GIVEN EXERCISE
In the entries below, print exactly the lines from the first through the one with "from matplotlib.ticker import FuncFormatter", both included, and none of the pictures.

ROWS
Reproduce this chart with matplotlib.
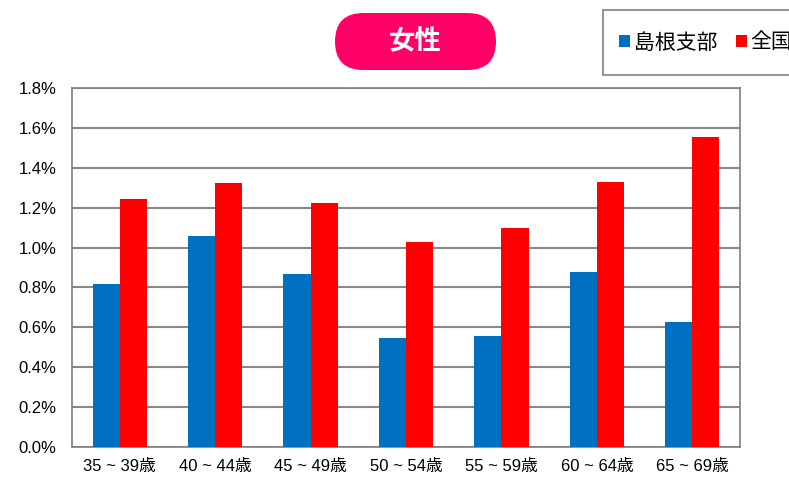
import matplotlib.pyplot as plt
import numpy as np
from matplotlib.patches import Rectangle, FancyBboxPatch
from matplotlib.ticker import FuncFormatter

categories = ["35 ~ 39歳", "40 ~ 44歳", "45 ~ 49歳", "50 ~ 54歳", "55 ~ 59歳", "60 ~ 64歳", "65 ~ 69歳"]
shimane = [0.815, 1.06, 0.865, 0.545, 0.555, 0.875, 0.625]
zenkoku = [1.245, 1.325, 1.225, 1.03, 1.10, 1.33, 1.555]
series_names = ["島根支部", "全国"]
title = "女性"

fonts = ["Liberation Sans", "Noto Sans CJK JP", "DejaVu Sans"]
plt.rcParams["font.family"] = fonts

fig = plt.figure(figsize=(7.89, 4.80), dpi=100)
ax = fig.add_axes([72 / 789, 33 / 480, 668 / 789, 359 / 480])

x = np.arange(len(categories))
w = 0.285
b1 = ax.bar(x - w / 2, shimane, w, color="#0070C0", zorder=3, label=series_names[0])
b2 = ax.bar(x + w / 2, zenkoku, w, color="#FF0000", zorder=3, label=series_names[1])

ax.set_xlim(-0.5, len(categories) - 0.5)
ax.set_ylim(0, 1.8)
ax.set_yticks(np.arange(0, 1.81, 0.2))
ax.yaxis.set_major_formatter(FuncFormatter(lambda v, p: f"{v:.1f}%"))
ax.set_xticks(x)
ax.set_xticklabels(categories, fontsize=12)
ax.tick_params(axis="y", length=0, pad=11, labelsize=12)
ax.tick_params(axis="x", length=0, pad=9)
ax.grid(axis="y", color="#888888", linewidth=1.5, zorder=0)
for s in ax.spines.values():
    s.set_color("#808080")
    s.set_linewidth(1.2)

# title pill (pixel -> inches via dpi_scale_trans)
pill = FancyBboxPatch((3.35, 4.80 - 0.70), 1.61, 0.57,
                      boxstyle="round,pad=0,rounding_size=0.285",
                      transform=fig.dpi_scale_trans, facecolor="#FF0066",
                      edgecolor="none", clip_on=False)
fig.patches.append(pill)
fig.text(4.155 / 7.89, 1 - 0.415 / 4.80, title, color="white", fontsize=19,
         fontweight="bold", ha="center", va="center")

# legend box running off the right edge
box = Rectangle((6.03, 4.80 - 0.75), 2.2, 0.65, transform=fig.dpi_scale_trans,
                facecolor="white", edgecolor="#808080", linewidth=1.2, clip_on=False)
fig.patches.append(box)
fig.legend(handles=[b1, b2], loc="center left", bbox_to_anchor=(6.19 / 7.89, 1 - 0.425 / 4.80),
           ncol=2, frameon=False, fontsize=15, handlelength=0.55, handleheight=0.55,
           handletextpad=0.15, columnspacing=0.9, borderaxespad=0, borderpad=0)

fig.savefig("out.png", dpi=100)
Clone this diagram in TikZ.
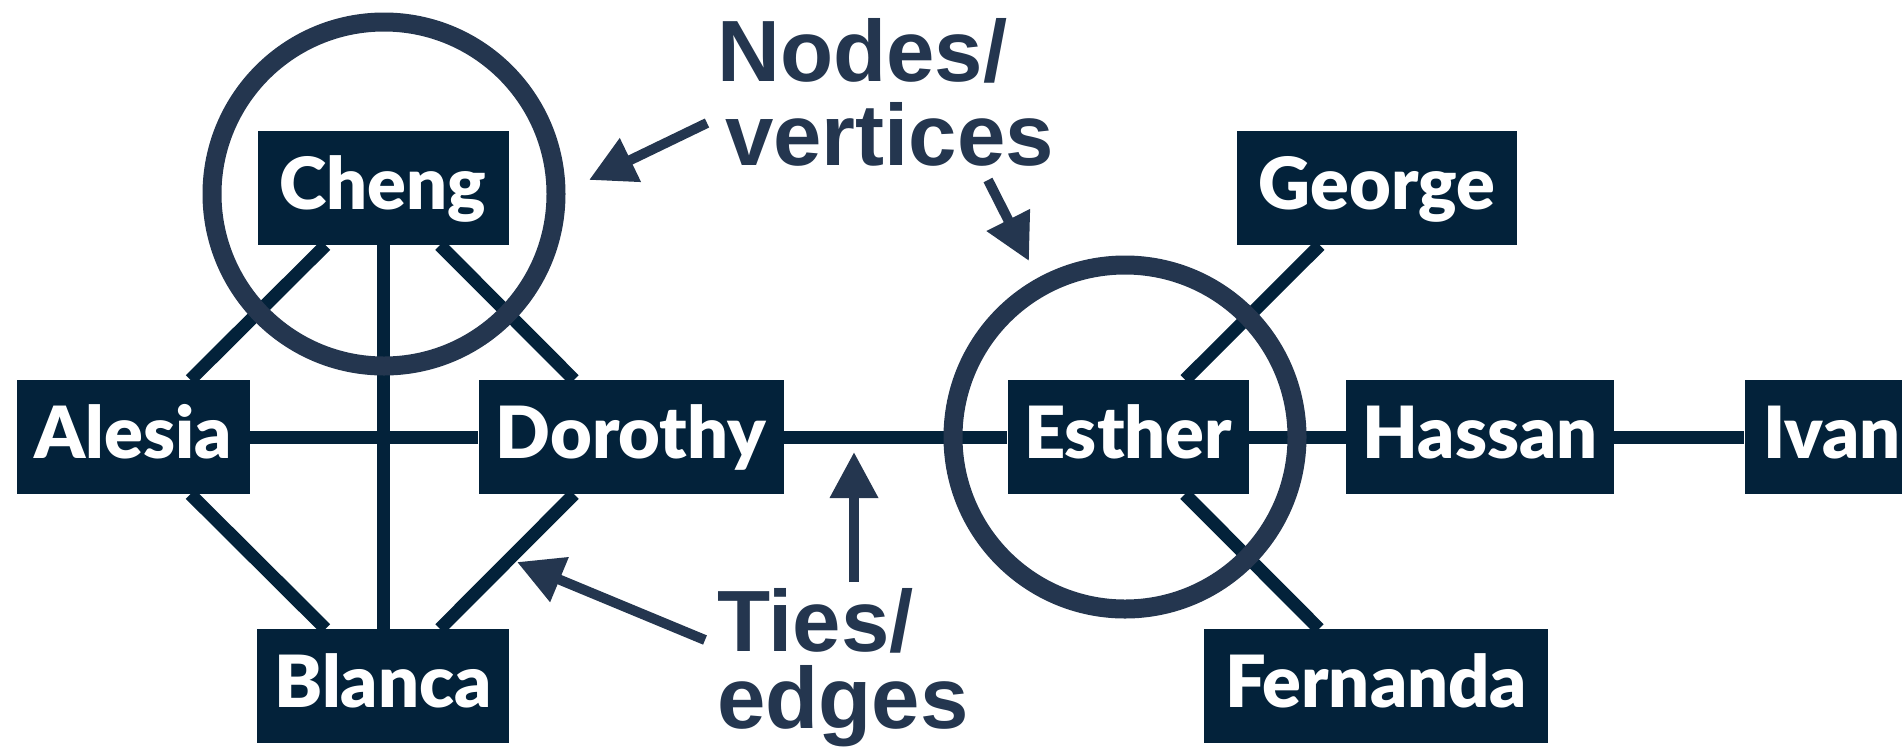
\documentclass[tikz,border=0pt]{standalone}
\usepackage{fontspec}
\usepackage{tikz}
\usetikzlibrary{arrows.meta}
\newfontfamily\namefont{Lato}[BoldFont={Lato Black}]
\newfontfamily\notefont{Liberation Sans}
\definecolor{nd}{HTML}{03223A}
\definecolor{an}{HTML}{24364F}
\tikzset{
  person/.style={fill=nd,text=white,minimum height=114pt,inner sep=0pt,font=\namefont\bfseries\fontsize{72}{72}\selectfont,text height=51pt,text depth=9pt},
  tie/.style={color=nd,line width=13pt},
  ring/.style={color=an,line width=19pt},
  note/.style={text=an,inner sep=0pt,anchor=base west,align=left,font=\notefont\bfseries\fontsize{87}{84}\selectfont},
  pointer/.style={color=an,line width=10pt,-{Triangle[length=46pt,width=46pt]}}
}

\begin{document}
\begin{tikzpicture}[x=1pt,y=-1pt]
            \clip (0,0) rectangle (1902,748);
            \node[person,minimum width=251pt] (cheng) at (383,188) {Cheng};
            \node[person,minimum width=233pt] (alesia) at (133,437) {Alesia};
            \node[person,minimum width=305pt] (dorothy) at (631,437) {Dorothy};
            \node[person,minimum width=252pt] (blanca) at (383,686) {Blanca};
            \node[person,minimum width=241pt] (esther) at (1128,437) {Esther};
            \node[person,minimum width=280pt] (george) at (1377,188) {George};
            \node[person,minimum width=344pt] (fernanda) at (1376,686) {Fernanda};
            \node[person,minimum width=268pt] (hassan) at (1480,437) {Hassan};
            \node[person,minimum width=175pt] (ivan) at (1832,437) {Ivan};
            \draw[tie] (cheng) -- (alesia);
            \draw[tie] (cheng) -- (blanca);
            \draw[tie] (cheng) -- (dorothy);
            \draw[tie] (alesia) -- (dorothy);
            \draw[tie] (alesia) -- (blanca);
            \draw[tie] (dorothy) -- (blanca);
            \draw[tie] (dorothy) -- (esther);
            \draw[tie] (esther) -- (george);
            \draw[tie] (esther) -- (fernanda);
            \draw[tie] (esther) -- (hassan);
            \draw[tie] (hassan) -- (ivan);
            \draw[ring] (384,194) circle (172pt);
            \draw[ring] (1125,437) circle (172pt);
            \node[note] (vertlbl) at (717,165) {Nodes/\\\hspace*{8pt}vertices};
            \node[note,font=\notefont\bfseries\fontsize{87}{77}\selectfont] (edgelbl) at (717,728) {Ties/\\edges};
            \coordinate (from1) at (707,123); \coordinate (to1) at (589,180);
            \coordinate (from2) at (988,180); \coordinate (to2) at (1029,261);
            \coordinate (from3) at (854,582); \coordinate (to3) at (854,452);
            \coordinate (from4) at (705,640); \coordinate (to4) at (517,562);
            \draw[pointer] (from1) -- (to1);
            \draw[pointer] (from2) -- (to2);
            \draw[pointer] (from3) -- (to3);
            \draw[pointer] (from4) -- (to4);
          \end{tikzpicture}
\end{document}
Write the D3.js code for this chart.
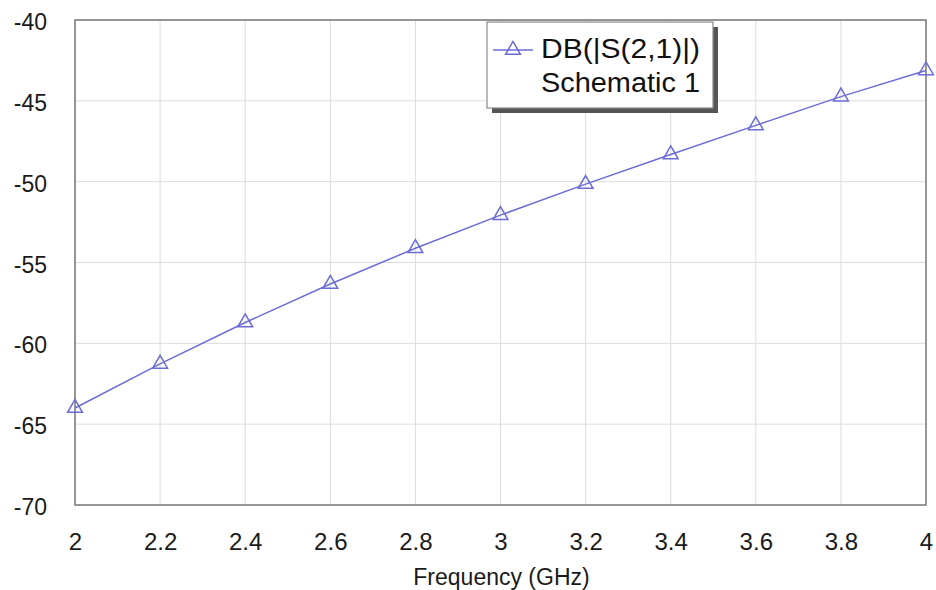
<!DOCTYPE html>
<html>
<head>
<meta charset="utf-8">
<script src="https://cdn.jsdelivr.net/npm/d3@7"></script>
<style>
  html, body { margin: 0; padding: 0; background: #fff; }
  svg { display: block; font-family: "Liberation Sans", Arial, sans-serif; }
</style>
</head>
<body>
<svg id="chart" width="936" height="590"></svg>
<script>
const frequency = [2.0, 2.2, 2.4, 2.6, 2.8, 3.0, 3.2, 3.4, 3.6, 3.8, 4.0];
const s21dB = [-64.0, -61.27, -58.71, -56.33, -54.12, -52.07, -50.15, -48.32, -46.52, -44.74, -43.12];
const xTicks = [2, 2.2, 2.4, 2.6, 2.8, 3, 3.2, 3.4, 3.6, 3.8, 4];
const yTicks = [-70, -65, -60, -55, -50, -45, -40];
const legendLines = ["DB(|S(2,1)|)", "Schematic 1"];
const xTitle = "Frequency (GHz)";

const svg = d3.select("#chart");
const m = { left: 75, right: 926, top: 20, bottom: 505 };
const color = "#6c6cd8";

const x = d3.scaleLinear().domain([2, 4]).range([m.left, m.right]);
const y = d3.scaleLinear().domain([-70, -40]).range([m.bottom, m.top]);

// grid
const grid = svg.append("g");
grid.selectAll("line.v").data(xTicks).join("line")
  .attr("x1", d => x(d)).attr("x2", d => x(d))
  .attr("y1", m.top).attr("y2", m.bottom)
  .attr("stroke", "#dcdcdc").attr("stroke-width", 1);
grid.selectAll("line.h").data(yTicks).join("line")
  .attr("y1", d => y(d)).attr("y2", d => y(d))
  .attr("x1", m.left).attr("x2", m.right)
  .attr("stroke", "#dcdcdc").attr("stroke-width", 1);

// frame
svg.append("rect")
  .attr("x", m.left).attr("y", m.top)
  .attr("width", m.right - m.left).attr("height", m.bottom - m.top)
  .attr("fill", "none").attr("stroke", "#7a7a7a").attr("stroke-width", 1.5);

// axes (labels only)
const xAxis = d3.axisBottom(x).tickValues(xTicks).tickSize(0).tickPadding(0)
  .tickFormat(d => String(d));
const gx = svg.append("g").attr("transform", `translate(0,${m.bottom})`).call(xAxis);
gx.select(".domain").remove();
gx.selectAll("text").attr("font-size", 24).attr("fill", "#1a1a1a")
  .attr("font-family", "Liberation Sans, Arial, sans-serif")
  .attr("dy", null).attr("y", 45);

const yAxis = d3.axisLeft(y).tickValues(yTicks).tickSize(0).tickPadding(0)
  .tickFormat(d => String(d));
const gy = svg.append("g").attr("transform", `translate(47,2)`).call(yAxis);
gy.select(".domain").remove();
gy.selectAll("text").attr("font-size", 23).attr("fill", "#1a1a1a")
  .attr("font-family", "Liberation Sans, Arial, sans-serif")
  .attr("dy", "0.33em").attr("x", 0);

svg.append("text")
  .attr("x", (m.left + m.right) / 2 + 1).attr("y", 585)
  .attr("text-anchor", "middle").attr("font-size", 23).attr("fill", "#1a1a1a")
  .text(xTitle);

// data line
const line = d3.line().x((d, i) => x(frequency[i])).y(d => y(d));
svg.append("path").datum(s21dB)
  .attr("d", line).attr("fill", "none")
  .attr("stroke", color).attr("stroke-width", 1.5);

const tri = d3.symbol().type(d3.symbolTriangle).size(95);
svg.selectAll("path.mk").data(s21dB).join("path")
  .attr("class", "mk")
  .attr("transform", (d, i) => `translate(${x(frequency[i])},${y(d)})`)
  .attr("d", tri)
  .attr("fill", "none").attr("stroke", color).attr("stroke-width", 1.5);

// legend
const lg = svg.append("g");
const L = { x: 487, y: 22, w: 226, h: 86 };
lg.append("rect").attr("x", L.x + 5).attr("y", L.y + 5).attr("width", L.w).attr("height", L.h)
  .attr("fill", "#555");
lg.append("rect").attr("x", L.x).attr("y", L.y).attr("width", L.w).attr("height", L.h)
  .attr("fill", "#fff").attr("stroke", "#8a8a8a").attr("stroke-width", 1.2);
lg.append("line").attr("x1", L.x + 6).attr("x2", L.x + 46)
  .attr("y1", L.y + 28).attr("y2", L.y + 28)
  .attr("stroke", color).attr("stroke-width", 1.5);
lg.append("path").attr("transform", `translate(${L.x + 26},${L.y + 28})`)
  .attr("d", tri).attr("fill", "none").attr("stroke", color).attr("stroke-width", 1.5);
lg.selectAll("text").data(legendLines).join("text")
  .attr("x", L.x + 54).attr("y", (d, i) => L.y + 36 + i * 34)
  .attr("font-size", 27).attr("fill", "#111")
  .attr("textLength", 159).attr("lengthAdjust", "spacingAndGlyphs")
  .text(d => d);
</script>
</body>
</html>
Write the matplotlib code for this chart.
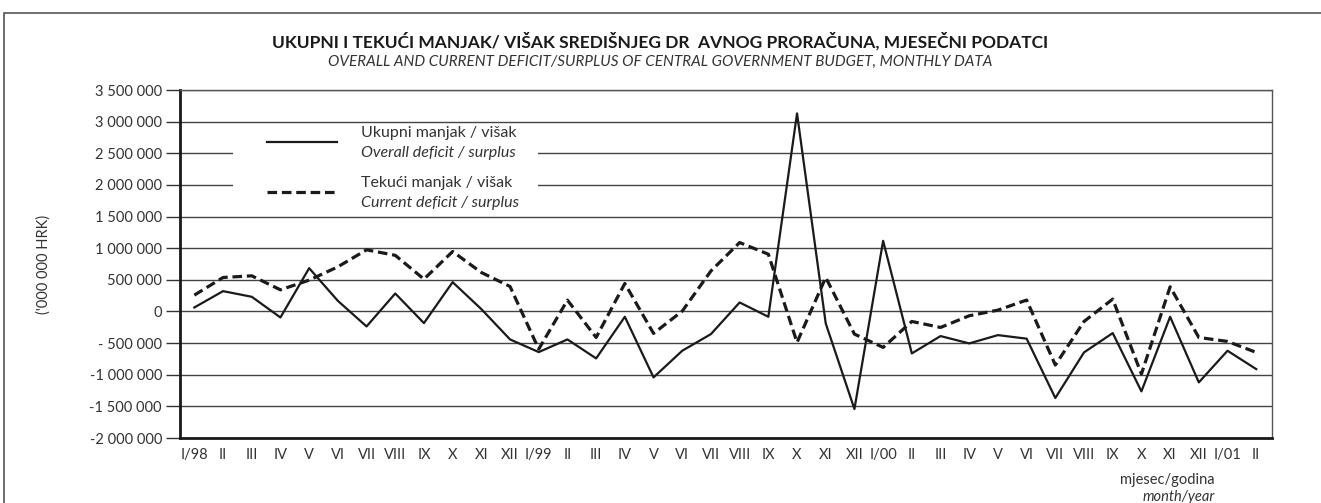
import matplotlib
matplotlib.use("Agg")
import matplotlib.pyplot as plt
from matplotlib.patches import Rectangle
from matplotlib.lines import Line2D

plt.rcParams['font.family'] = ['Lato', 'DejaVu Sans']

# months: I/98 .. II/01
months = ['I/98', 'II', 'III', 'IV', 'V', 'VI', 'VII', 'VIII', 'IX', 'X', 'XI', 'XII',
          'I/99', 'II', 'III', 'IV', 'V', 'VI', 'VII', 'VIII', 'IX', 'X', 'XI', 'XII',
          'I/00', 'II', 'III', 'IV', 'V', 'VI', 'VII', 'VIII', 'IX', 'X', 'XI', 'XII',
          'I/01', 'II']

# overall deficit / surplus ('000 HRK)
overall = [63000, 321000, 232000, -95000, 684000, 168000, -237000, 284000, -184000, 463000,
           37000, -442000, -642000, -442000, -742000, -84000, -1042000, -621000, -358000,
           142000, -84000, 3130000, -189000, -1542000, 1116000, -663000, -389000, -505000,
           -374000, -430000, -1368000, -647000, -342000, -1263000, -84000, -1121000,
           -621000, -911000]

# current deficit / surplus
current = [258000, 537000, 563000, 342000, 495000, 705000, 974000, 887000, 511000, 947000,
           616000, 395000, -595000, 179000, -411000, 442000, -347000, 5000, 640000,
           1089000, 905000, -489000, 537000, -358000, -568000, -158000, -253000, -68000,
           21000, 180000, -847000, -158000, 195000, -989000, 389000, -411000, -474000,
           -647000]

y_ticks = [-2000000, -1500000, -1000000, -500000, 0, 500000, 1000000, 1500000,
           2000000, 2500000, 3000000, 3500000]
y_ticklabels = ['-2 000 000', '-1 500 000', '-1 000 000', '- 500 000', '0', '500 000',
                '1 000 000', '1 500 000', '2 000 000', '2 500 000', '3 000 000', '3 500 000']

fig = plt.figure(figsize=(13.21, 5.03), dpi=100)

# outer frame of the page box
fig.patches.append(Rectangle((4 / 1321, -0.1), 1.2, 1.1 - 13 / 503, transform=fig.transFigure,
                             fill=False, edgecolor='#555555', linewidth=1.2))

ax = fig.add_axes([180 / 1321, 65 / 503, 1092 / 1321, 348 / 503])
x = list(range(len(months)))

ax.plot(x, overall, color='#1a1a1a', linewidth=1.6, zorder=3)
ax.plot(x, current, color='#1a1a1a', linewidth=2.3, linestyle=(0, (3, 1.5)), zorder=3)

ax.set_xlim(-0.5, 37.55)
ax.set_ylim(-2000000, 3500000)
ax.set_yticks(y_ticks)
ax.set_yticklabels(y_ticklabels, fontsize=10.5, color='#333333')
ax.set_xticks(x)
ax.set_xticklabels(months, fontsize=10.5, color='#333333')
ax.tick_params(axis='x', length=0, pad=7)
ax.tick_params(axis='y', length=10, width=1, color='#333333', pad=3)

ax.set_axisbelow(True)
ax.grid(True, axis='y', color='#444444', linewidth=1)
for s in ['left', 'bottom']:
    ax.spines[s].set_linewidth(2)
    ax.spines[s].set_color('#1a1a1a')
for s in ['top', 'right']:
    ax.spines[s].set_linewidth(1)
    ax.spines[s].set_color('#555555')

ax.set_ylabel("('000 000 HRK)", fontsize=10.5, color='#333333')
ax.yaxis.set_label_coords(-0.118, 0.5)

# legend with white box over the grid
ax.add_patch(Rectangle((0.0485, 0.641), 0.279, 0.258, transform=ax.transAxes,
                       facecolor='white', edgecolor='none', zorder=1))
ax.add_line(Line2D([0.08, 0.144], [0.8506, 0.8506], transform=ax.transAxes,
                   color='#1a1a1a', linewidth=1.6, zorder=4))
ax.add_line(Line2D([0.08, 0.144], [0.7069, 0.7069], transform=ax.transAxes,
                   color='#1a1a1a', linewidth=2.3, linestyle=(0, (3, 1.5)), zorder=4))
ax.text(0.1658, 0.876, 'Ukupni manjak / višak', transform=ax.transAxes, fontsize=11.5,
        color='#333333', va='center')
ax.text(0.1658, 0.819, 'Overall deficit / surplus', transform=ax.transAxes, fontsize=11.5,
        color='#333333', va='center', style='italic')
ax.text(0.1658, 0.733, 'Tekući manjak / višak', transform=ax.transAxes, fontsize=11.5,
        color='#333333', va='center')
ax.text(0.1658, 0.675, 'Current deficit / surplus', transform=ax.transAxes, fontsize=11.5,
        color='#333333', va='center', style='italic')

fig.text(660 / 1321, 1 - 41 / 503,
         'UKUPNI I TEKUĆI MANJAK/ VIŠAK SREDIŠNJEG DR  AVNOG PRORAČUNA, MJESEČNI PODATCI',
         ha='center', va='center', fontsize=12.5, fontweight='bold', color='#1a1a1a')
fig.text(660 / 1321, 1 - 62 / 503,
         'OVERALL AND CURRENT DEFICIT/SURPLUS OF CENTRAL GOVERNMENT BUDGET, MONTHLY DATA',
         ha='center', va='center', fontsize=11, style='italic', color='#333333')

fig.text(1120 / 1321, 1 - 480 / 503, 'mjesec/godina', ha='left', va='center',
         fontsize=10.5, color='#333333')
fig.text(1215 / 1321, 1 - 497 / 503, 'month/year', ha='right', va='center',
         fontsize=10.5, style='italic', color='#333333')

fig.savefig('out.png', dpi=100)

TASK SOLUTION
Reproduce this chart with matplotlib.
import matplotlib.pyplot as plt
import numpy as np
from matplotlib.patches import Rectangle, FancyBboxPatch
from matplotlib.ticker import FuncFormatter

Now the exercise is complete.